I don't have this engine so looking as an outsider
What is the relationship of the Camshaft Position Sensor in relationship to the Crankshaft Position Sensor ?
There are adjustment considerations as well as how they function together considerations ?
Is the Camshaft sensor supposed to only used in the starting sequence and then reverts to the Crankshaft and that not acuring ?
Can you mark the Harmonic Balancer pulleys with white paint to check for slippage using a reference point to each pully or the missing toothed gear to the rear of the pulleys ?
The Crankshaft sensor will probably read 1300 ohms as a basic meter reading if it is a traditional inductance sensor
Do you have engine tachometer reading as the engine runs ? This not missing does not necessarily mean the CKPS is working as a whole being a good enough single signal for the tach gauge but not good enough for the ignition timing
The only part of the harmonic damper/pulley that can slip, if the rubber bonding deteriorates, is the bit that drives the alternator. The timing trigger is bolted to the damper hub which is keyed to the crankshaft and therefore can’t slip.
If the rubber bonding deteriorates then only the alternator drive is affected, the timing is not and the engine will run normally until the battery voltage decreases due to no alternator drive. There will however be a lot of noise from the two parts of the damper banging around as the rubber bonding chews itself to bits.
The camshaft position sensor function is to there to tell the ECU whether the engine is on the compression stroke or the exhaust stroke when starting the engine. If this sensor is faulty then the ECU will attempt to start the engine anyway and if the first attempt doesn’t work it will try again one rev later. Once the engine is running timing is controlled by the crankshaft position sensor at the front of the engine and the engine speed sensor at the rear of the engine. I was curious so I disconnected my camshaft position sensor and tried to start my engine, it took a little longer to crank but started and ran normally.
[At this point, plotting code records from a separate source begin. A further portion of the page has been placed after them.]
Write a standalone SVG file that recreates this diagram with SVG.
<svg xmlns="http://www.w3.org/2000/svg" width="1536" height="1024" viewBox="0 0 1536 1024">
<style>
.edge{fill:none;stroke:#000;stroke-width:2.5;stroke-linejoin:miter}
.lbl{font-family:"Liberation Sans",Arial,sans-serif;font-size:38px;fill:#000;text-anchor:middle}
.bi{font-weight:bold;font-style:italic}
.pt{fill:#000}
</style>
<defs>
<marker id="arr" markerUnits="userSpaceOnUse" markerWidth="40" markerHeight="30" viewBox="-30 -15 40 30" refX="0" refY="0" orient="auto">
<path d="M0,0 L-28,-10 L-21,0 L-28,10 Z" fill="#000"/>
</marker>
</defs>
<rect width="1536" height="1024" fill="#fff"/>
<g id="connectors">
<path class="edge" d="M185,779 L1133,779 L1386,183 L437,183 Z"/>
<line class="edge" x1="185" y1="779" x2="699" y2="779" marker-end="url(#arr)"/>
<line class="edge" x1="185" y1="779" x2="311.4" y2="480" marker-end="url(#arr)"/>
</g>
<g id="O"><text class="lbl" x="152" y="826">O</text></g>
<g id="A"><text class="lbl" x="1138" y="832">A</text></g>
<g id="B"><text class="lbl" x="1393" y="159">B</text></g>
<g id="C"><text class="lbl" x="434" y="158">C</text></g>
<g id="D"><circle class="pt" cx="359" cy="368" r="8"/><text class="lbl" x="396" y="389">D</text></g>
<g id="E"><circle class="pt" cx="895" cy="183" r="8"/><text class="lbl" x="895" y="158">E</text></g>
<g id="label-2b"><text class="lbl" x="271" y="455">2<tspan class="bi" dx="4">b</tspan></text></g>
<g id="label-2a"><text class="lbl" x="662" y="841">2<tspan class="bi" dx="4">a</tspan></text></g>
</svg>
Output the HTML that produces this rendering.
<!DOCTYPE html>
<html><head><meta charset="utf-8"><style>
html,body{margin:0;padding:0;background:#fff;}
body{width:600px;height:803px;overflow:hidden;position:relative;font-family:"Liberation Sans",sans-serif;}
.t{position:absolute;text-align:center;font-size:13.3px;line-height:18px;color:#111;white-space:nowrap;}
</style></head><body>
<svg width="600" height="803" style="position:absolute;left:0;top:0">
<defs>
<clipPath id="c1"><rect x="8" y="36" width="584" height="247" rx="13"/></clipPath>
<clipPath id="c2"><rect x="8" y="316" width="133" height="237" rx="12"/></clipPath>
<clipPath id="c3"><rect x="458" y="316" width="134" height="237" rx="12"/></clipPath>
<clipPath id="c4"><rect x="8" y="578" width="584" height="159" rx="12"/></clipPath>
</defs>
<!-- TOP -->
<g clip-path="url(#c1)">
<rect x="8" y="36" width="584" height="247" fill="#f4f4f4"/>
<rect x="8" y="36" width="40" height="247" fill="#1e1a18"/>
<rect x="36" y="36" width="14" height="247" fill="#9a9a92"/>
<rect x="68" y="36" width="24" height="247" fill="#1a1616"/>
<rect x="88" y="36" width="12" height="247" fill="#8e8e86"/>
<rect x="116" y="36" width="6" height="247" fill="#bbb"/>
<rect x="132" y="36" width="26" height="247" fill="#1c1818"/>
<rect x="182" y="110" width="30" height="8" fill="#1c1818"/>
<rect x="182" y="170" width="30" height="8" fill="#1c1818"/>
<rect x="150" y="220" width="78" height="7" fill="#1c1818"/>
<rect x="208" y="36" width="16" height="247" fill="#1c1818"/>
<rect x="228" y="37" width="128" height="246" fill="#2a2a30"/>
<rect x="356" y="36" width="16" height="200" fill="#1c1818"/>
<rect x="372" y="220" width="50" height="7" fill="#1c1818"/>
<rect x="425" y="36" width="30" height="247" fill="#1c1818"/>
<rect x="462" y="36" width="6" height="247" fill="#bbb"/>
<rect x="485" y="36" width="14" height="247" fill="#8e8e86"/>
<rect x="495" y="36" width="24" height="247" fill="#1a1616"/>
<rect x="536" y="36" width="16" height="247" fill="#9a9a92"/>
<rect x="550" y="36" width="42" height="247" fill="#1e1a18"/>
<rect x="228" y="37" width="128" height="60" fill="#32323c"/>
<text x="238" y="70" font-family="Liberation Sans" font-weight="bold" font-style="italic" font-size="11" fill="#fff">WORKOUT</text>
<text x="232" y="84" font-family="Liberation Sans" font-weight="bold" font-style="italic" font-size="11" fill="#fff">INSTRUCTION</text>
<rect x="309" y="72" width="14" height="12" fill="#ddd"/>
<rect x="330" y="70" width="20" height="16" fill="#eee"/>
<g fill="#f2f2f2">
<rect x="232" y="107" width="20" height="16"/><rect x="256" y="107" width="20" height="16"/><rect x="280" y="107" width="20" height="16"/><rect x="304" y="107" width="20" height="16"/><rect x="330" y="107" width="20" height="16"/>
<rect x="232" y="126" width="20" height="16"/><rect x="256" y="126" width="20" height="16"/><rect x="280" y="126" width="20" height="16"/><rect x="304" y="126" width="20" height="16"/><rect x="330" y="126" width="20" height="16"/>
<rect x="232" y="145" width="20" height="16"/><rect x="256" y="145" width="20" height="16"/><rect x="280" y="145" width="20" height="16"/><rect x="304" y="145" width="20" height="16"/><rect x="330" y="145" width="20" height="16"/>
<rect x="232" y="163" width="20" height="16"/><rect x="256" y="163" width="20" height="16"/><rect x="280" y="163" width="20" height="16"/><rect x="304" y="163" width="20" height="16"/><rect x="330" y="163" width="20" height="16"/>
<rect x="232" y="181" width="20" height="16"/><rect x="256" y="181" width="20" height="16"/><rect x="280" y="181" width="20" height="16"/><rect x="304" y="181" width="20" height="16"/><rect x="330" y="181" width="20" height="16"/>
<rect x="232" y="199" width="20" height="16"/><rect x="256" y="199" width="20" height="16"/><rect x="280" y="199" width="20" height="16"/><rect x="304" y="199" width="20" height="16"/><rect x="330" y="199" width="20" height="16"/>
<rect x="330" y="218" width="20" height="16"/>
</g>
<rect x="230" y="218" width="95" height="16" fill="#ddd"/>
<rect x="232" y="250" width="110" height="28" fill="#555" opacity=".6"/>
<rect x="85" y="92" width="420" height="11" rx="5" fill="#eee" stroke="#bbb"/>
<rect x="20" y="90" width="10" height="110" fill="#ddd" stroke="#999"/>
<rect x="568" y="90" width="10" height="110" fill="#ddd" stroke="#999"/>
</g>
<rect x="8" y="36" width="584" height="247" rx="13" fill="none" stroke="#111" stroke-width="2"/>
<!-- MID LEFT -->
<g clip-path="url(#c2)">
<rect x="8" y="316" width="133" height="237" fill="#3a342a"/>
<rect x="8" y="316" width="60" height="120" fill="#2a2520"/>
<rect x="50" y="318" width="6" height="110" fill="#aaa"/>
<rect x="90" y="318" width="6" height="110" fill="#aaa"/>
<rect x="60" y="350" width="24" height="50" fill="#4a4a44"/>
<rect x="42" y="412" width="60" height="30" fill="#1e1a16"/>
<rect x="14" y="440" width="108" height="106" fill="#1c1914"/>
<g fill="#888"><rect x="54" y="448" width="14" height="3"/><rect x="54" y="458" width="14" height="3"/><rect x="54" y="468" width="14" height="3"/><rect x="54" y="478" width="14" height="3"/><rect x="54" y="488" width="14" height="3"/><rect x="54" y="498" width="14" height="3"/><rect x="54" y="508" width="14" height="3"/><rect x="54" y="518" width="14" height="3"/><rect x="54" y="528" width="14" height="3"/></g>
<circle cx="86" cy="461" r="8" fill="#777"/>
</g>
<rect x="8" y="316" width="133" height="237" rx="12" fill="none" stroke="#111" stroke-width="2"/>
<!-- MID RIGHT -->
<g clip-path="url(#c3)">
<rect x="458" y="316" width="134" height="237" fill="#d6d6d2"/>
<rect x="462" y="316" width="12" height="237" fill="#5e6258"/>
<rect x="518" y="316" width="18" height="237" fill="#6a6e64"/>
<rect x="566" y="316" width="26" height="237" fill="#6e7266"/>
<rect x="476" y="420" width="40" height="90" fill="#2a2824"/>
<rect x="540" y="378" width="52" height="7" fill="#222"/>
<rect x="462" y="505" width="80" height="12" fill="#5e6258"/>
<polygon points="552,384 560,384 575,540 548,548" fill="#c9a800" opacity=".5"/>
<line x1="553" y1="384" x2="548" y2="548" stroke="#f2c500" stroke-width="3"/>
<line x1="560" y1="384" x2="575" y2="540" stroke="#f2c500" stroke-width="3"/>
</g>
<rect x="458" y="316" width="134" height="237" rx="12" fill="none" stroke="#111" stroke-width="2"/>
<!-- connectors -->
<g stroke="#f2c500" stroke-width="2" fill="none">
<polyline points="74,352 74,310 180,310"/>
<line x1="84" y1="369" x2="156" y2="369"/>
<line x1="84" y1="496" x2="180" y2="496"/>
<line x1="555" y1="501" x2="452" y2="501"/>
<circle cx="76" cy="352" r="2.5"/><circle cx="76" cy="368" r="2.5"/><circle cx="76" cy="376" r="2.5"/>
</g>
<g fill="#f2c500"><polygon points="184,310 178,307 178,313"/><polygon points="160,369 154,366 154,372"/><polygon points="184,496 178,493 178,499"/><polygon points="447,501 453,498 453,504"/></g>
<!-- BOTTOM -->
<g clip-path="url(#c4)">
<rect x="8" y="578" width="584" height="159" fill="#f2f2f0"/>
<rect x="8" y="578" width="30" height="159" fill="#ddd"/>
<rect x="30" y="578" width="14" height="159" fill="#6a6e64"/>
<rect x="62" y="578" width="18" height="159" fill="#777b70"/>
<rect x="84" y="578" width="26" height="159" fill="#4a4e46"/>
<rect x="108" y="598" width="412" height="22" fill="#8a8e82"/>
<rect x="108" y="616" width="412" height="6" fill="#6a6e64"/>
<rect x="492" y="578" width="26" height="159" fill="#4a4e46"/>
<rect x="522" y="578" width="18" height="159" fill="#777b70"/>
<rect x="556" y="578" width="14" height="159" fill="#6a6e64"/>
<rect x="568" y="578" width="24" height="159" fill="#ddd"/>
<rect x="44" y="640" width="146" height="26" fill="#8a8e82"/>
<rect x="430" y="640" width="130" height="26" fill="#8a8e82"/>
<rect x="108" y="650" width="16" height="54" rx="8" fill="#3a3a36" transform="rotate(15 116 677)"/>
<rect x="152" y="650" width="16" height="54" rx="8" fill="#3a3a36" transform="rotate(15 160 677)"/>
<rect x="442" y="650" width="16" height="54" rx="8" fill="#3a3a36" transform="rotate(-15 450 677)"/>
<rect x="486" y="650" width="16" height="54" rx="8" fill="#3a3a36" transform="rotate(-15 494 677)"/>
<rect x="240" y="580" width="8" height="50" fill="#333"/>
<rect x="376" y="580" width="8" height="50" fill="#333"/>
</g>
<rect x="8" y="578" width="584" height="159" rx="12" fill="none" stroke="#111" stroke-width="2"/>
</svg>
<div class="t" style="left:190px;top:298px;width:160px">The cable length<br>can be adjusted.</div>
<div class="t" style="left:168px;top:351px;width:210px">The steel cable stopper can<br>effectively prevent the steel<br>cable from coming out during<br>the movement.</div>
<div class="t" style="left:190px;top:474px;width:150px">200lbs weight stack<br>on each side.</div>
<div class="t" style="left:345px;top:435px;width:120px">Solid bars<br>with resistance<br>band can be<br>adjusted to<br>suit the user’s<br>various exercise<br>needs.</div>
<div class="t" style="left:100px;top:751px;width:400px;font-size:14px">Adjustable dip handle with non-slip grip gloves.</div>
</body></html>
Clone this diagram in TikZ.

In reference to the OP's timing trigger flag, it looks correct to me. The tab of the pointer is located at about 10 degrees BTDC when you take into account that we are looking at a mirror image, and also that the engine rotates to the left (counter-clockwise). The trigger will cross the sensor before the engine reaches TDC. This is my worn-out damper pulley with timing flag:
You don't have to send the timing flag ring OR the front two pulleys to Dale's for rebuild, but I sent the whole enchilada and he didn't complain.
Hello All, Thanks for all the reply's and help. It turned out to be a combination of a marginal CKS sensor ( 25 yrs old ) and a 0.047 gap between flag and sensor. I removed the sensor reference bracket and installed a shim to bring down the gap to 0.022. I also installed a timing degree wheel on the damper for a more accurate measurement. It is supposed to be 26 degrees BTDC according to the new info i found ( attached ) which is exactly what it is. As stated in previous post the flag cannot slip and the engine will run with the cam sensor disconnected but absolutely needs the CKS and RPM sensor to run. My next step would have been to hook up a multi channel scope to view all. Thanks again. Steve
Hi, After much in depth research for variable reluctance sensors the 0.020 gap is what most are universally set to for proper operation. I never could find the actual Jag spec. Interesting in my research i learned that vehicles that would have sustained front end damage or any area that houses this type, may have disrupted this gap causing issues. Another note these sensors have a + and - polarity and when connected backwards changes the timing event , again in collisions when harnesses need repairing and done in reverse by mistake. I previously thought 2 wires either way would work, not so. We all learn something new and pass it on to help others one day. Steve
This is my worn-out damper pulley with timing flag:
Revisiting: Who wants to be the first to advance the timing another 3 degrees or so? Easily done with the balancer off, enlarging the timing flag bolt holes. This would have the effect of improved power and fuel efficiency, similar to the Andy Bracket that has been super successful on the AJ16.
The Andy Bracket has a 5 degree advance, so 3 degrees here would in theory give an extra margin of safety....?
A possibly important consideration would be in reference to the compression ratio of 11:1 for the V12 versus 10:1 for the AJ16. Who can comment on this? Perhaps the Guru himself @XJRengineer ?
The V12 engine is less tolerant to advancing the ignition timing that either the AJ6 or AJ16 engines. If the car isn't driven hard or in high ambient temperatures, you would probably be alright on 95 RON (91 pump octane fuel), but I wouldn't like to say for certain. I would recommend 93 pump octane number fuel to provided an added safety margin.